> Records provided

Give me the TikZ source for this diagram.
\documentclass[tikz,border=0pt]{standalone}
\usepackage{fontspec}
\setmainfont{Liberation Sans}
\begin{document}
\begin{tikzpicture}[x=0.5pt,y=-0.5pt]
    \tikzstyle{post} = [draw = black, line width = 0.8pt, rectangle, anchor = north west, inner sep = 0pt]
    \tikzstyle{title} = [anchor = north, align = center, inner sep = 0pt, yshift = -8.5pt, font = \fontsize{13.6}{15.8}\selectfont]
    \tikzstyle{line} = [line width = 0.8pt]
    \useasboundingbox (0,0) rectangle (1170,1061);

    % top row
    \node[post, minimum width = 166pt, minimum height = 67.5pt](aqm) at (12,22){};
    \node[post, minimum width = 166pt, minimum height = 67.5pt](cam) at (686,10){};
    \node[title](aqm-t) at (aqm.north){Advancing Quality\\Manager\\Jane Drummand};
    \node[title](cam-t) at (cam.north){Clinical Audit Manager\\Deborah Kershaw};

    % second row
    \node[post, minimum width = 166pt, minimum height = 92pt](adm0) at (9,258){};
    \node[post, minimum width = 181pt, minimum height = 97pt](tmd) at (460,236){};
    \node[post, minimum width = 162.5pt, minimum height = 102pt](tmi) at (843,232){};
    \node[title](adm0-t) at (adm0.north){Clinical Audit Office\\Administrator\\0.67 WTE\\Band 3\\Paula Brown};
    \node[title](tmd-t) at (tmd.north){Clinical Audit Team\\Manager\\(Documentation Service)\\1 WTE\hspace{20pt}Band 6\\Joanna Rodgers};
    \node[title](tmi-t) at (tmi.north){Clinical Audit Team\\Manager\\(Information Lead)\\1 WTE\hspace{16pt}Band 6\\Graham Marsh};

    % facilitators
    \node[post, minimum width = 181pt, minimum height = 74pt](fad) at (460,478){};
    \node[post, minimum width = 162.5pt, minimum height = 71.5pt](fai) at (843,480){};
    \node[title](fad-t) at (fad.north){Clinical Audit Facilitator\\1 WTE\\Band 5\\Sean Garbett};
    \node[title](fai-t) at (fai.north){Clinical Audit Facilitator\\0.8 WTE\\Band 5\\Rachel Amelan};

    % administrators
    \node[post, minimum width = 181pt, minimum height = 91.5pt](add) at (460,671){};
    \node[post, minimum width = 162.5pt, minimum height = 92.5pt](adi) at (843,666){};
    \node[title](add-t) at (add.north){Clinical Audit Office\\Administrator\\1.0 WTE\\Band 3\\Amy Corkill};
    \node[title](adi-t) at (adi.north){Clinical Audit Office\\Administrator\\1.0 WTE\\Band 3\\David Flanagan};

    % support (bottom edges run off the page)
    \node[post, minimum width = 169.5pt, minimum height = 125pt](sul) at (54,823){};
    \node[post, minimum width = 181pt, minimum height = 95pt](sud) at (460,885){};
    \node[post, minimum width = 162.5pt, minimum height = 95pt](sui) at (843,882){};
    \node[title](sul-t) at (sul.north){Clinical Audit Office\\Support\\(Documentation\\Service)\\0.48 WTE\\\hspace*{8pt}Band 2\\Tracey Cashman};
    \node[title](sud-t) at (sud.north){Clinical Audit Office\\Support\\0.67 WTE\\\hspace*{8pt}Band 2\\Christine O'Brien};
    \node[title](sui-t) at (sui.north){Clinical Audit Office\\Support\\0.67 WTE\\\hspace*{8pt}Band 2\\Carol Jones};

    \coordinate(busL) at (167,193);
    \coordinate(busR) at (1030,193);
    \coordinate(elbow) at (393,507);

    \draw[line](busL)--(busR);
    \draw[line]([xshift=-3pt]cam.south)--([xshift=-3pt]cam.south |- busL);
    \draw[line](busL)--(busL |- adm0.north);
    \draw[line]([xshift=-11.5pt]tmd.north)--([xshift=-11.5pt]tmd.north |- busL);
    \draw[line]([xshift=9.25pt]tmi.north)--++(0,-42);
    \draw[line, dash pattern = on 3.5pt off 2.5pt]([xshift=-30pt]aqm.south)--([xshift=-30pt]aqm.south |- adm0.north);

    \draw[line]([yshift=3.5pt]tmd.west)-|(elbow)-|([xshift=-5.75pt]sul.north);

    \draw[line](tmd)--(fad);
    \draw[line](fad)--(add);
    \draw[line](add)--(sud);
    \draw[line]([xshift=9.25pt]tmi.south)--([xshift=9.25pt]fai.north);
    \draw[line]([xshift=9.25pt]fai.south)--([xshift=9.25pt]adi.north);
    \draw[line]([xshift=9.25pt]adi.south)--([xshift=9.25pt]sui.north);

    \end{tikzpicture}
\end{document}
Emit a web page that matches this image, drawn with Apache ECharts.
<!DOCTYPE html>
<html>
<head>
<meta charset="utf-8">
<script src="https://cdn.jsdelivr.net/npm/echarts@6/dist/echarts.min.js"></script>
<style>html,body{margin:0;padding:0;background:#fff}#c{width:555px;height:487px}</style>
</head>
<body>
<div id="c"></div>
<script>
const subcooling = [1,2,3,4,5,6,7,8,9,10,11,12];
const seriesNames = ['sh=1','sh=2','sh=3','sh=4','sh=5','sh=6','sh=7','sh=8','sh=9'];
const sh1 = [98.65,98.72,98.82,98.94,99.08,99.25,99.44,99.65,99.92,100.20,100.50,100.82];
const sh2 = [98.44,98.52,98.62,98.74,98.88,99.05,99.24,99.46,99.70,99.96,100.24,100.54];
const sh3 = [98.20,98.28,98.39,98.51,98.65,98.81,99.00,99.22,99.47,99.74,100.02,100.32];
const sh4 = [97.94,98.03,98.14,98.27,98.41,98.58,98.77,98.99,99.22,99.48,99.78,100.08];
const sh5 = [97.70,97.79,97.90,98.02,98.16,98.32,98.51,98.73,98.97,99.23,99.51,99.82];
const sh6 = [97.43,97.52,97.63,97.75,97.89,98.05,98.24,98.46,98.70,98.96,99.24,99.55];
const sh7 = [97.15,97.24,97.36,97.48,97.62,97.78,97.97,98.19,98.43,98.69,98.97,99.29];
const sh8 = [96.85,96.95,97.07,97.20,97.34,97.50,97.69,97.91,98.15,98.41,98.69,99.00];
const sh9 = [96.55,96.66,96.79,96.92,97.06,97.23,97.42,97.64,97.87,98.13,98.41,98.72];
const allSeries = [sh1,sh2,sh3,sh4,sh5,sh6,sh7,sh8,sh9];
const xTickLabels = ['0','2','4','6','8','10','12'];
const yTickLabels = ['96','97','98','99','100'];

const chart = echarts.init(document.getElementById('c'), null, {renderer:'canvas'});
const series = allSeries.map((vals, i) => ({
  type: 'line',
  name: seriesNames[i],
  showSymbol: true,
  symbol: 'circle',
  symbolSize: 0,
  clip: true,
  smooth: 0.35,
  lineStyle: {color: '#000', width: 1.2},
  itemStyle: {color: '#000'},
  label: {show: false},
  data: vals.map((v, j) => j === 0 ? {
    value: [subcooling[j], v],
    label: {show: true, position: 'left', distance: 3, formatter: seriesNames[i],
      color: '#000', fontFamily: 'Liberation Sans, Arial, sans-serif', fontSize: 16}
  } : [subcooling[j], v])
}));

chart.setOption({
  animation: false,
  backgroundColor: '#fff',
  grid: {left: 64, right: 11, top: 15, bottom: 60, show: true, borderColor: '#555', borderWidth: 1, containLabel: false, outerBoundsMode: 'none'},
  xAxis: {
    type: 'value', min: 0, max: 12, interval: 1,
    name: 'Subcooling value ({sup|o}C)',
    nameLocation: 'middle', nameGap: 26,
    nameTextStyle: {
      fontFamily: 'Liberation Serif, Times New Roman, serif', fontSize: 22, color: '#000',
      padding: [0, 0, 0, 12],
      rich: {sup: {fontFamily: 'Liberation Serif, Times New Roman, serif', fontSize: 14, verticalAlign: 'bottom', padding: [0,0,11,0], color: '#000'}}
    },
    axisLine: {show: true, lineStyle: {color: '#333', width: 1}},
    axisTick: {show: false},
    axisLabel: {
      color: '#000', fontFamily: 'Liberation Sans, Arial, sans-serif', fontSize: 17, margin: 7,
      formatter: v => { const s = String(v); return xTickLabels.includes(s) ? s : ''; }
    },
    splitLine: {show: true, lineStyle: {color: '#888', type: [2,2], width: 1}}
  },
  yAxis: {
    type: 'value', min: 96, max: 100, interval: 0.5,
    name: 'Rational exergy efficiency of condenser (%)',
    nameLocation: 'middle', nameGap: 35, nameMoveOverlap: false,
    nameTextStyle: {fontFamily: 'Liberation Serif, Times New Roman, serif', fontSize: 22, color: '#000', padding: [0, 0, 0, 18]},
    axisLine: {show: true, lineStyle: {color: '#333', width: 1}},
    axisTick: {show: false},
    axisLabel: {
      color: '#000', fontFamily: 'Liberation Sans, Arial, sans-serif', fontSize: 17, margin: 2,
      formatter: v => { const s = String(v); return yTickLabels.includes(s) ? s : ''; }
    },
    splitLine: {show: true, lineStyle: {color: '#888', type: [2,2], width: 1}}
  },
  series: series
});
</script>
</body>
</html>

> Problem statement
Above are the records; please copy exactly their first line and each line after it through the line containing "Audit Facilitator\\0.8 WTE\\Band", and no line after that.

> Solution for this exercise
Give me the TikZ source for this diagram.
\documentclass[tikz,border=0pt]{standalone}
\usepackage{fontspec}
\setmainfont{Liberation Sans}
\begin{document}
\begin{tikzpicture}[x=0.5pt,y=-0.5pt]
    \tikzstyle{post} = [draw = black, line width = 0.8pt, rectangle, anchor = north west, inner sep = 0pt]
    \tikzstyle{title} = [anchor = north, align = center, inner sep = 0pt, yshift = -8.5pt, font = \fontsize{13.6}{15.8}\selectfont]
    \tikzstyle{line} = [line width = 0.8pt]
    \useasboundingbox (0,0) rectangle (1170,1061);

    % top row
    \node[post, minimum width = 166pt, minimum height = 67.5pt](aqm) at (12,22){};
    \node[post, minimum width = 166pt, minimum height = 67.5pt](cam) at (686,10){};
    \node[title](aqm-t) at (aqm.north){Advancing Quality\\Manager\\Jane Drummand};
    \node[title](cam-t) at (cam.north){Clinical Audit Manager\\Deborah Kershaw};

    % second row
    \node[post, minimum width = 166pt, minimum height = 92pt](adm0) at (9,258){};
    \node[post, minimum width = 181pt, minimum height = 97pt](tmd) at (460,236){};
    \node[post, minimum width = 162.5pt, minimum height = 102pt](tmi) at (843,232){};
    \node[title](adm0-t) at (adm0.north){Clinical Audit Office\\Administrator\\0.67 WTE\\Band 3\\Paula Brown};
    \node[title](tmd-t) at (tmd.north){Clinical Audit Team\\Manager\\(Documentation Service)\\1 WTE\hspace{20pt}Band 6\\Joanna Rodgers};
    \node[title](tmi-t) at (tmi.north){Clinical Audit Team\\Manager\\(Information Lead)\\1 WTE\hspace{16pt}Band 6\\Graham Marsh};

    % facilitators
    \node[post, minimum width = 181pt, minimum height = 74pt](fad) at (460,478){};
    \node[post, minimum width = 162.5pt, minimum height = 71.5pt](fai) at (843,480){};
    \node[title](fad-t) at (fad.north){Clinical Audit Facilitator\\1 WTE\\Band 5\\Sean Garbett};
    \node[title](fai-t) at (fai.north){Clinical Audit Facilitator\\0.8 WTE\\Band 5\\Rachel Amelan};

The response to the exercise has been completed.